### [YOUR TASK]
Locate the word "React" in the data below, then copy every line that holds it.

### [SOURCE EXCERPT]
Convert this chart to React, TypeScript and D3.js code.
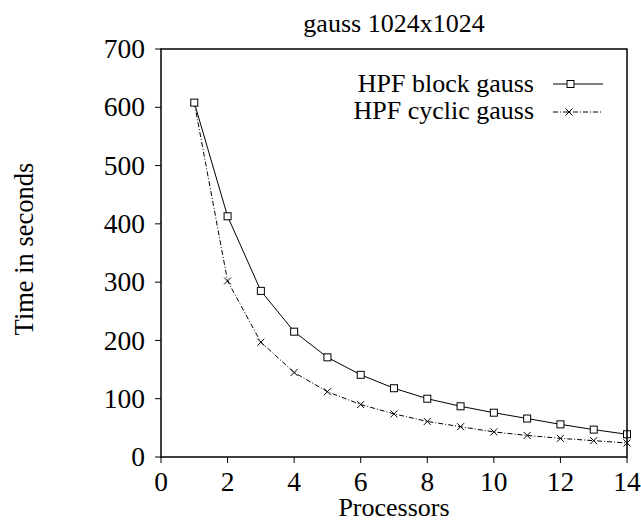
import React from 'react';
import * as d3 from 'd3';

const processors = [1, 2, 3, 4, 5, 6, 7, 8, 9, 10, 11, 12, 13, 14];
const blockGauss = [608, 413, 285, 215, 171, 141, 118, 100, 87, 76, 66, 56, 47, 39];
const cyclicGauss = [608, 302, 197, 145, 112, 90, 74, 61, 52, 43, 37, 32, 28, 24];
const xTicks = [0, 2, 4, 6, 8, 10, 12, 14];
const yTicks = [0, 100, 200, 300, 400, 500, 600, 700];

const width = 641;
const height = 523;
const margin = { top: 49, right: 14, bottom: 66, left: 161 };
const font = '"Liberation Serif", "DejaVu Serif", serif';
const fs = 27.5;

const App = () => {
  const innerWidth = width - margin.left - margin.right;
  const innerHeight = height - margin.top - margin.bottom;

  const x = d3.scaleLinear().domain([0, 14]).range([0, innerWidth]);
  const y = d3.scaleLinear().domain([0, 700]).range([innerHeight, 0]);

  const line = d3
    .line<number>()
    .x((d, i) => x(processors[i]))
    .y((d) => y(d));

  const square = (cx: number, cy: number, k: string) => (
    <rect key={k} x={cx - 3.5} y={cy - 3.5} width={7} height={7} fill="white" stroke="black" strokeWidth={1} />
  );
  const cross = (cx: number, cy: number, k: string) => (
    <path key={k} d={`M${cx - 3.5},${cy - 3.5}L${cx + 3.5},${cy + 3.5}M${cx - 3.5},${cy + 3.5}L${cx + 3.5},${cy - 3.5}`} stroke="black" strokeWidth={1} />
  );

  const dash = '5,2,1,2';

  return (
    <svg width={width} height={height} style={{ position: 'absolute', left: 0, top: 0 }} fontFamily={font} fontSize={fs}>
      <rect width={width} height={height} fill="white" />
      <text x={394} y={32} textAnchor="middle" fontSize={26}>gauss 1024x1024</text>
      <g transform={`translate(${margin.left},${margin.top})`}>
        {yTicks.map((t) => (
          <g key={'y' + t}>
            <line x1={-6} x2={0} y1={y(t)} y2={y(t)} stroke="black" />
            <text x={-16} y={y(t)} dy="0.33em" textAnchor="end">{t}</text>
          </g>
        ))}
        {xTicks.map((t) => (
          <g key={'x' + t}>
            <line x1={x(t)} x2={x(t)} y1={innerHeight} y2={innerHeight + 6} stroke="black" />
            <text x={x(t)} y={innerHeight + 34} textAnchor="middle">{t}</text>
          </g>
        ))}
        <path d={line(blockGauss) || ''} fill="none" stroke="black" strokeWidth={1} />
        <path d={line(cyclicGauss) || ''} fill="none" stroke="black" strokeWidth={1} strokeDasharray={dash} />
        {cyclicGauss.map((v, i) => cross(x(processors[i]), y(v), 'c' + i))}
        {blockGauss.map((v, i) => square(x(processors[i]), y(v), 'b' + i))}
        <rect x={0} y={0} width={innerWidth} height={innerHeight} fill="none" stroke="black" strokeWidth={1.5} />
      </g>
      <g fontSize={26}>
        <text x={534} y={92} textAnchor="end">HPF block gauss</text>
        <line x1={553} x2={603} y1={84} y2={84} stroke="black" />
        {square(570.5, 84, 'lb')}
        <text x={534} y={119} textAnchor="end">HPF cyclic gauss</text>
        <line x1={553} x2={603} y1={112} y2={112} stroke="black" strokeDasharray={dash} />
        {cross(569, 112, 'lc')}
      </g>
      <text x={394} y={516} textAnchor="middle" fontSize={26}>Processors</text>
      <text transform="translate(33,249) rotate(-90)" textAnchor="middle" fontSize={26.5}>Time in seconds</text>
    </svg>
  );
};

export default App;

### [SOLUTION TO THE PROBLEM]
Convert this chart to React, TypeScript and D3.js code.
import React from 'react';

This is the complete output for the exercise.